§ **Task instructions**:
Copy, exactly as written, the lines that begin at the one containing "Give me the" and end at the one containing "import * as d3 from 'd3';". Skip any pictures in the data below.

§ **Data to process**:
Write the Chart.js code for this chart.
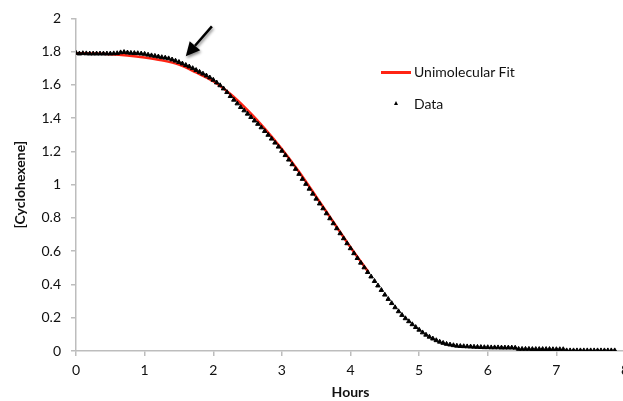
<!DOCTYPE html>
<html lang="en">
<head>
    <meta charset="UTF-8">
    <title>Cyclohexene vs Hours</title>
    <script src="https://cdn.jsdelivr.net/npm/chart.js"></script>
    <style>
        html, body { margin: 0; padding: 0; background: #fff; overflow: hidden; }
        #wrap { position: relative; width: 623px; height: 401px; overflow: hidden; }
        #chart { position: absolute; left: 0; top: 0; }
        .legend-text { position: absolute; font: 14px Lato, sans-serif; color: #111; line-height: 18px; white-space: nowrap; }
        .legend-line { position: absolute; left: 381px; top: 71px; width: 30px; height: 2.5px; background: #ff2414; }
        .legend-tri { position: absolute; left: 394px; top: 101px; width: 0; height: 0;
            border-left: 2.5px solid transparent; border-right: 2.5px solid transparent; border-bottom: 4.5px solid #000; }
    </style>
</head>
<body>
<div id="wrap">
    <canvas id="chart" width="645" height="401"></canvas>
    <div class="legend-line"></div>
    <div class="legend-text" style="left:414px; top:63px;">Unimolecular Fit</div>
    <div class="legend-tri"></div>
    <div class="legend-text" style="left:414px; top:95px;">Data</div>
</div>
<script>
    // measured points (hours, concentration)
    const dataHours = [
        0.00, 0.05, 0.10, 0.15, 0.20, 0.25, 0.30, 0.35, 0.40, 0.45,
        0.50, 0.55, 0.60, 0.65, 0.70, 0.75, 0.80, 0.85, 0.90, 0.95,
        1.00, 1.05, 1.10, 1.15, 1.20, 1.25, 1.30, 1.35, 1.40, 1.45,
        1.50, 1.55, 1.60, 1.65, 1.70, 1.75, 1.80, 1.85, 1.90, 1.95,
        2.00, 2.05, 2.10, 2.15, 2.20, 2.25, 2.30, 2.35, 2.40, 2.45,
        2.50, 2.55, 2.60, 2.65, 2.70, 2.75, 2.80, 2.85, 2.90, 2.95,
        3.00, 3.05, 3.10, 3.15, 3.20, 3.25, 3.30, 3.35, 3.40, 3.45,
        3.50, 3.55, 3.60, 3.65, 3.70, 3.75, 3.80, 3.85, 3.90, 3.95,
        4.00, 4.05, 4.10, 4.15, 4.20, 4.25, 4.30, 4.35, 4.40, 4.45,
        4.50, 4.55, 4.60, 4.65, 4.70, 4.75, 4.80, 4.85, 4.90, 4.95,
        5.00, 5.05, 5.10, 5.15, 5.20, 5.25, 5.30, 5.35, 5.40, 5.45,
        5.50, 5.55, 5.60, 5.65, 5.70, 5.75, 5.80, 5.85, 5.90, 5.95,
        6.00, 6.05, 6.10, 6.15, 6.20, 6.25, 6.30, 6.35, 6.40, 6.45,
        6.50, 6.55, 6.60, 6.65, 6.70, 6.75, 6.80, 6.85, 6.90, 6.95,
        7.00, 7.05, 7.10, 7.15, 7.20, 7.25, 7.30, 7.35, 7.40, 7.45,
        7.50, 7.55, 7.60, 7.65, 7.70, 7.75, 7.80, 7.85
    ];
    const dataConc = [
        1.792, 1.788, 1.790, 1.789, 1.788, 1.788, 1.788, 1.788, 1.788, 1.788,
        1.788, 1.789, 1.790, 1.795, 1.797, 1.794, 1.792, 1.791, 1.790, 1.788,
        1.786, 1.781, 1.777, 1.774, 1.770, 1.766, 1.763, 1.759, 1.752, 1.745,
        1.737, 1.728, 1.719, 1.710, 1.700, 1.689, 1.678, 1.667, 1.656, 1.644,
        1.630, 1.614, 1.597, 1.578, 1.556, 1.532, 1.510, 1.488, 1.466, 1.446,
        1.426, 1.406, 1.385, 1.365, 1.344, 1.322, 1.299, 1.276, 1.252, 1.228,
        1.203, 1.177, 1.150, 1.122, 1.094, 1.064, 1.034, 1.004, 0.975, 0.945,
        0.915, 0.886, 0.857, 0.827, 0.797, 0.767, 0.737, 0.707, 0.677, 0.647,
        0.617, 0.587, 0.558, 0.530, 0.502, 0.474, 0.447, 0.420, 0.393, 0.366,
        0.338, 0.312, 0.287, 0.262, 0.238, 0.216, 0.196, 0.178, 0.160, 0.143,
        0.127, 0.111, 0.097, 0.085, 0.074, 0.064, 0.055, 0.048, 0.042, 0.038,
        0.034, 0.031, 0.029, 0.028, 0.027, 0.026, 0.025, 0.024, 0.023, 0.022,
        0.022, 0.021, 0.021, 0.021, 0.020, 0.020, 0.020, 0.020, 0.019, 0.012,
        0.012, 0.012, 0.012, 0.011, 0.011, 0.011, 0.011, 0.011, 0.011, 0.010,
        0.010, 0.010, 0.010, 0.003, 0.003, 0.003, 0.003, 0.003, 0.003, 0.003,
        0.003, 0.003, 0.003, 0.003, 0.003, 0.003, 0.003, 0.003
    ];

    // unimolecular fit curve
    const fitHours = [0, 0.25, 0.5, 0.75, 1.0, 1.25, 1.5, 1.75, 2.0, 2.25, 2.5, 2.75, 3.0, 3.25, 3.5, 3.75, 4.0, 4.26];
    const fitConc  = [1.790, 1.789, 1.785, 1.777, 1.765, 1.748, 1.722, 1.675, 1.622, 1.545, 1.448, 1.338, 1.215, 1.078, 0.928, 0.776, 0.624, 0.475];

    const xTicks = [0, 1, 2, 3, 4, 5, 6, 7, 8];
    const yTicks = [0, 0.2, 0.4, 0.6, 0.8, 1, 1.2, 1.4, 1.6, 1.8, 2];

    // arrow pointing at the early deviation, in data units
    const arrowTail = { x: 1.98, y: 1.952 };
    const arrowTip  = { x: 1.60, y: 1.772 };

    const axisGray = "#bdbdbd";
    const textColor = "#111";
    const tickFont = { family: "Lato", size: 14 };
    const titleFont = { family: "Lato", size: 14, weight: "bold" };

    const arrowPlugin = {
        id: "arrow",
        afterDatasetsDraw(chart) {
            const ctx = chart.ctx;
            const xs = chart.scales.x, ys = chart.scales.y;
            const x1 = xs.getPixelForValue(arrowTail.x), y1 = ys.getPixelForValue(arrowTail.y);
            const x2 = xs.getPixelForValue(arrowTip.x), y2 = ys.getPixelForValue(arrowTip.y);
            const ang = Math.atan2(y2 - y1, x2 - x1);
            const headLen = 14, headHalf = 7;
            const bx = x2 - headLen * Math.cos(ang), by = y2 - headLen * Math.sin(ang);
            ctx.save();
            ctx.shadowColor = "rgba(0,0,0,0.45)";
            ctx.shadowBlur = 3;
            ctx.shadowOffsetX = 1;
            ctx.shadowOffsetY = 2;
            ctx.strokeStyle = "#000";
            ctx.fillStyle = "#000";
            ctx.lineWidth = 2.5;
            ctx.beginPath();
            ctx.moveTo(x1, y1);
            ctx.lineTo(bx, by);
            ctx.stroke();
            ctx.beginPath();
            ctx.moveTo(x2, y2);
            ctx.lineTo(bx + headHalf * Math.sin(ang), by - headHalf * Math.cos(ang));
            ctx.lineTo(bx - headHalf * Math.sin(ang), by + headHalf * Math.cos(ang));
            ctx.closePath();
            ctx.fill();
            ctx.restore();
        }
    };

    const ctx = document.getElementById("chart").getContext("2d");
    new Chart(ctx, {
        type: "scatter",
        data: {
            datasets: [
                {
                    label: "Data",
                    data: dataHours.map((h, i) => ({ x: h, y: dataConc[i] })),
                    pointStyle: "triangle",
                    pointRadius: 2.6,
                    pointBackgroundColor: "#000",
                    pointBorderColor: "#000",
                    pointBorderWidth: 1,
                    showLine: false,
                    order: 1
                },
                {
                    label: "Unimolecular Fit",
                    data: fitHours.map((h, i) => ({ x: h, y: fitConc[i] })),
                    showLine: true,
                    borderColor: "#ff2414",
                    borderWidth: 2.5,
                    pointRadius: 0,
                    cubicInterpolationMode: "monotone",
                    order: 2
                }
            ]
        },
        options: {
            responsive: false,
            animation: false,
            layout: { padding: { top: 18, right: 20, left: 0, bottom: 0 } },
            plugins: { legend: { display: false }, tooltip: { enabled: false } },
            scales: {
                x: {
                    type: "linear",
                    min: 0,
                    max: 8,
                    afterBuildTicks: s => { s.ticks = xTicks.map(v => ({ value: v })); },
                    afterFit: s => { s.height = 50; },
                    ticks: { font: tickFont, color: textColor, padding: 6, maxRotation: 0 },
                    grid: { drawOnChartArea: false, drawTicks: true, tickLength: 5, color: axisGray, lineWidth: 1.5 },
                    border: { color: axisGray, width: 1.5 },
                    title: { display: true, text: "Hours", font: titleFont, color: textColor, padding: { top: 0, bottom: 0 } }
                },
                y: {
                    min: 0,
                    max: 2,
                    afterBuildTicks: s => { s.ticks = yTicks.map(v => ({ value: v })); },
                    afterFit: s => { s.width = 76; },
                    ticks: { font: tickFont, color: textColor, padding: 10, callback: v => String(+v.toFixed(1)) },
                    grid: { drawOnChartArea: false, drawTicks: true, tickLength: 5, color: axisGray, lineWidth: 1.5 },
                    border: { color: axisGray, width: 1.5 },
                    title: { display: true, text: "[Cyclohexene]", font: titleFont, color: textColor, padding: { top: 12, bottom: 0 } }
                }
            }
        },
        plugins: [arrowPlugin]
    });
</script>
</body>
</html>
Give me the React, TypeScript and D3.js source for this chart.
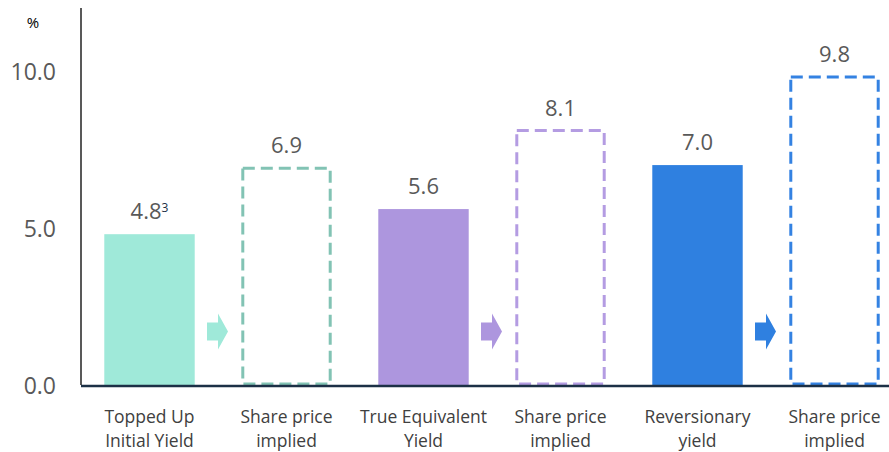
import React, { useEffect, useRef } from 'react';
import * as d3 from 'd3';

// chart data
const categories = ['tuiy', 'tuiyImplied', 'tey', 'teyImplied', 'rev', 'revImplied'];
const labelLines = [
  ['Topped Up', 'Initial Yield'],
  ['Share price', 'implied'],
  ['True Equivalent', 'Yield'],
  ['Share price', 'implied'],
  ['Reversionary', 'yield'],
  ['Share price', 'implied'],
];
const values = [4.8, 6.9, 5.6, 8.1, 7.0, 9.8];
const implied = [false, true, false, true, false, true];
const footnotes = ['3', '', '', '', '', ''];
const yTicks = [0, 5, 10];

const fills = ['#9fe9d9', '#9fe9d9', '#ad96de', '#ad96de', '#2f80e0', '#2f80e0'];
const strokes = ['#82c3b4', '#82c3b4', '#b49ce2', '#b49ce2', '#3482e2', '#3482e2'];

export default function App() {
  const svgRef = useRef<SVGSVGElement>(null);

  useEffect(() => {
    if (!svgRef.current) return;
    const svg = d3.select(svgRef.current);
    svg.selectAll('*').remove();

    const width = 889,
      height = 452;

    const x = d3
      .scaleBand<string>()
      .domain(categories)
      .range([81, 903])
      .paddingInner(0.34)
      .paddingOuter(0.17);

    const y = d3.scaleLinear().domain([0, 12]).range([385, 8]);

    svg.attr('width', width).attr('height', height);

    const font = "'Open Sans', 'Liberation Sans', sans-serif";

    // y axis line
    svg.append('line')
      .attr('x1', 81).attr('x2', 81)
      .attr('y1', y(12)).attr('y2', y(0))
      .attr('stroke', '#595959')
      .attr('stroke-width', 2);

    // y tick labels
    svg.selectAll('.ytick')
      .data(yTicks)
      .enter()
      .append('text')
      .attr('class', 'ytick')
      .attr('x', 56)
      .attr('y', d => y(d) + 9)
      .attr('text-anchor', 'end')
      .attr('font-family', font)
      .attr('font-size', 23)
      .attr('fill', '#595959')
      .text(d => d.toFixed(1));

    svg.append('text')
      .attr('x', 33).attr('y', 28)
      .attr('text-anchor', 'middle')
      .attr('font-family', font)
      .attr('font-size', 15)
      .attr('fill', '#000')
      .text('%');

    const data = categories.map((c, i) => ({ c, i, v: values[i], dashed: implied[i] }));

    // solid bars
    svg.selectAll('.bar')
      .data(data.filter(d => !d.dashed))
      .enter()
      .append('rect')
      .attr('x', d => x(d.c) || 0)
      .attr('y', d => y(d.v))
      .attr('width', x.bandwidth())
      .attr('height', d => y(0) - y(d.v))
      .attr('fill', d => fills[d.i]);

    // dashed "implied" bars
    svg.selectAll('.dbar')
      .data(data.filter(d => d.dashed))
      .enter()
      .append('rect')
      .attr('x', d => (x(d.c) || 0) + 1.5)
      .attr('y', d => y(d.v))
      .attr('width', x.bandwidth() - 3)
      .attr('height', d => y(0) - y(d.v) - 1)
      .attr('fill', 'none')
      .attr('stroke', d => strokes[d.i])
      .attr('stroke-width', 3)
      .attr('stroke-dasharray', '12,6');

    // arrows between bar pairs
    const arrow = (cx: number, cy: number) =>
      `M${cx - 10},${cy - 9} L${cx + 1},${cy - 9} L${cx + 1},${cy - 18} L${cx + 11},${cy} L${cx + 1},${cy + 18} L${cx + 1},${cy + 9} L${cx - 10},${cy + 9} Z`;
    svg.selectAll('.arrow')
      .data(data.filter(d => !d.dashed))
      .enter()
      .append('path')
      .attr('d', d => {
        const a = (x(d.c) || 0) + x.bandwidth();
        const b = x(categories[d.i + 1]) || 0;
        return arrow((a + b) / 2 - 1, y(1.7));
      })
      .attr('fill', d => fills[d.i]);

    // baseline
    svg.append('line')
      .attr('x1', 81).attr('x2', width)
      .attr('y1', y(0) + 1).attr('y2', y(0) + 1)
      .attr('stroke', '#1c3046')
      .attr('stroke-width', 2.5);

    // value labels
    const vl = svg.selectAll('.vlabel')
      .data(data)
      .enter()
      .append('text')
      .attr('x', d => (x(d.c) || 0) + x.bandwidth() / 2)
      .attr('y', d => y(d.v) - 15)
      .attr('text-anchor', 'middle')
      .attr('font-family', font)
      .attr('font-size', 22)
      .attr('fill', '#595959');
    vl.append('tspan').text(d => d.v.toFixed(1));
    vl.append('tspan')
      .attr('font-size', 12)
      .attr('dy', -7)
      .attr('fill', '#1c3046')
      .text(d => footnotes[d.i]);

    // category labels
    const cl = svg.selectAll('.clabel')
      .data(data)
      .enter()
      .append('text')
      .attr('text-anchor', 'middle')
      .attr('font-family', font)
      .attr('font-size', 17.5)
      .attr('fill', '#404040');
    cl.selectAll('tspan')
      .data(d => labelLines[d.i].map(t => ({ t, cx: (x(d.c) || 0) + x.bandwidth() / 2 })))
      .enter()
      .append('tspan')
      .attr('x', d => d.cx)
      .attr('y', (_d, j) => 423 + j * 24)
      .text(d => d.t);
  }, []);

  return (
    <div>
      <svg ref={svgRef} style={{ display: 'block', position: 'absolute', left: 0, top: 0 }}></svg>
    </div>
  );
}
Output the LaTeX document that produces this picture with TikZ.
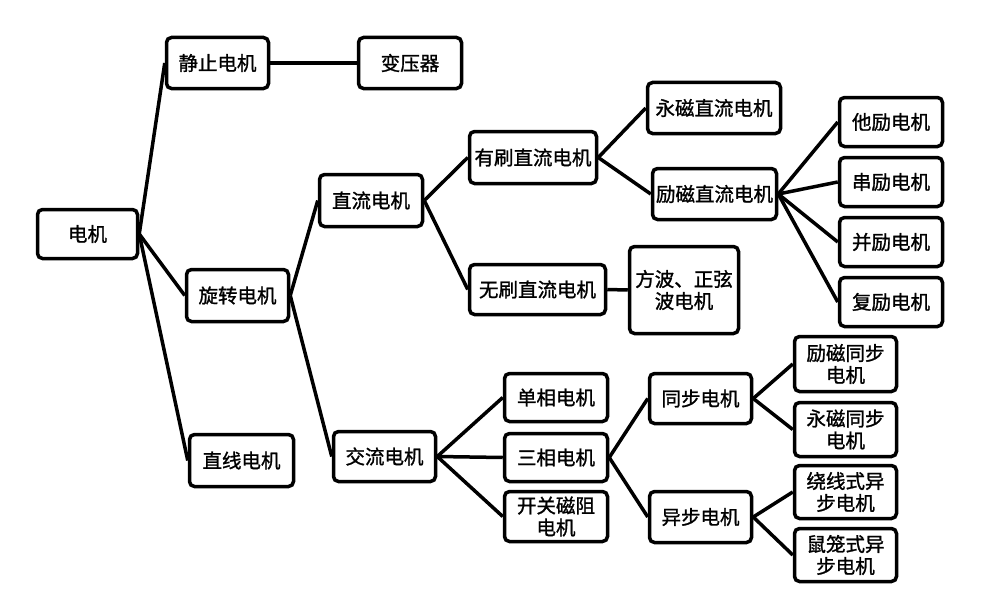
\documentclass[tikz,border=0pt]{standalone}
\usepackage{fontspec}
\newfontfamily\cjk[FakeBold=1.2]{Noto Sans CJK SC}
\begin{document}
\begin{tikzpicture}[x=1pt,y=-1pt,
  box/.style={draw=black, line width=3.5pt, rounded corners=5pt, fill=white,
    inner sep=0pt, align=center, font=\cjk\fontsize{19.5}{22}\selectfont},
  link/.style={draw=black, line width=3.5pt}]
\useasboundingbox[fill=white] (0,0) rectangle (988,602);
% level 0
\node[box, minimum width=100, minimum height=49] (dj) at (87.5,234) {电机};
% level 1
\node[box, minimum width=102, minimum height=51] (jz) at (217.5,63) {静止电机};
\node[box, minimum width=102, minimum height=52] (xz) at (237.5,295.5) {旋转电机};
\node[box, minimum width=104, minimum height=52] (zx) at (241.5,460.5) {直线电机};
\node[box, minimum width=103, minimum height=51] (byq) at (410,63) {变压器};
% level 2
\node[box, minimum width=103, minimum height=52] (zl) at (371,200.5) {直流电机};
\node[box, minimum width=102, minimum height=50] (jl) at (384.5,456.5) {交流电机};
% DC branch
\node[box, minimum width=127, minimum height=52] (ys) at (533,157.5) {有刷直流电机};
\node[box, minimum width=136, minimum height=50] (ws) at (537.5,289.5) {无刷直流电机};
\node[box, minimum width=109, minimum height=87] (fb) at (684,290) {方波、正弦\\波电机};
\node[box, minimum width=133, minimum height=51] (ycz) at (714,108) {永磁直流电机};
\node[box, minimum width=124, minimum height=51] (lcz) at (714.5,194) {励磁直流电机};
\node[box, minimum width=103, minimum height=49] (tl) at (891,122) {他励电机};
\node[box, minimum width=103, minimum height=49] (cl) at (891,182) {串励电机};
\node[box, minimum width=103, minimum height=49] (bl) at (891,242) {并励电机};
\node[box, minimum width=103, minimum height=49] (fl) at (891,302) {复励电机};
% AC branch
\node[box, minimum width=103, minimum height=48] (dx) at (556,397.5) {单相电机};
\node[box, minimum width=103, minimum height=48] (sx) at (556,457.5) {三相电机};
\node[box, minimum width=103, minimum height=50] (kg) at (556,516.5) {开关磁阻\\电机};
\node[box, minimum width=102, minimum height=50] (tb) at (700.5,398.5) {同步电机};
\node[box, minimum width=102, minimum height=51] (yb) at (700.5,517) {异步电机};
\node[box, minimum width=102, minimum height=55] (lctb) at (845.5,364) {励磁同步\\电机};
\node[box, minimum width=102, minimum height=54] (yctb) at (845.5,429.5) {永磁同步\\电机};
\node[box, minimum width=102, minimum height=53] (rx) at (845.5,492) {绕线式异\\步电机};
\node[box, minimum width=102, minimum height=53] (sl) at (845.5,555) {鼠笼式异\\步电机};
% connectors
\draw[link] (dj.east) -- (jz.west);
\draw[link] (dj.east) -- (xz.west);
\draw[link] (dj.east) -- (zx.west);
\draw[link] (jz.east) -- (byq.west);
\draw[link] (xz.east) -- (zl.west);
\draw[link] (xz.east) -- (jl.west);
\draw[link] (zl.east) -- (ys.west);
\draw[link] (zl.east) -- (ws.west);
\draw[link] (ws.east) -- (fb.west);
\draw[link] (ys.east) -- (ycz.west);
\draw[link] (ys.east) -- (lcz.west);
\draw[link] (lcz.east) -- (tl.west);
\draw[link] (lcz.east) -- (cl.west);
\draw[link] (lcz.east) -- (bl.west);
\draw[link] (lcz.east) -- (fl.west);
\draw[link] (jl.east) -- (dx.west);
\draw[link] (jl.east) -- (sx.west);
\draw[link] (jl.east) -- (kg.west);
\draw[link] (sx.east) -- (tb.west);
\draw[link] (sx.east) -- (yb.west);
\draw[link] (tb.east) -- (lctb.west);
\draw[link] (tb.east) -- (yctb.west);
\draw[link] (yb.east) -- (rx.west);
\draw[link] (yb.east) -- (sl.west);
\end{tikzpicture}
\end{document}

§ **Task result**:
Give me the React, TypeScript and D3.js source for this chart.
import React, { useEffect, useRef } from 'react';
import * as d3 from 'd3';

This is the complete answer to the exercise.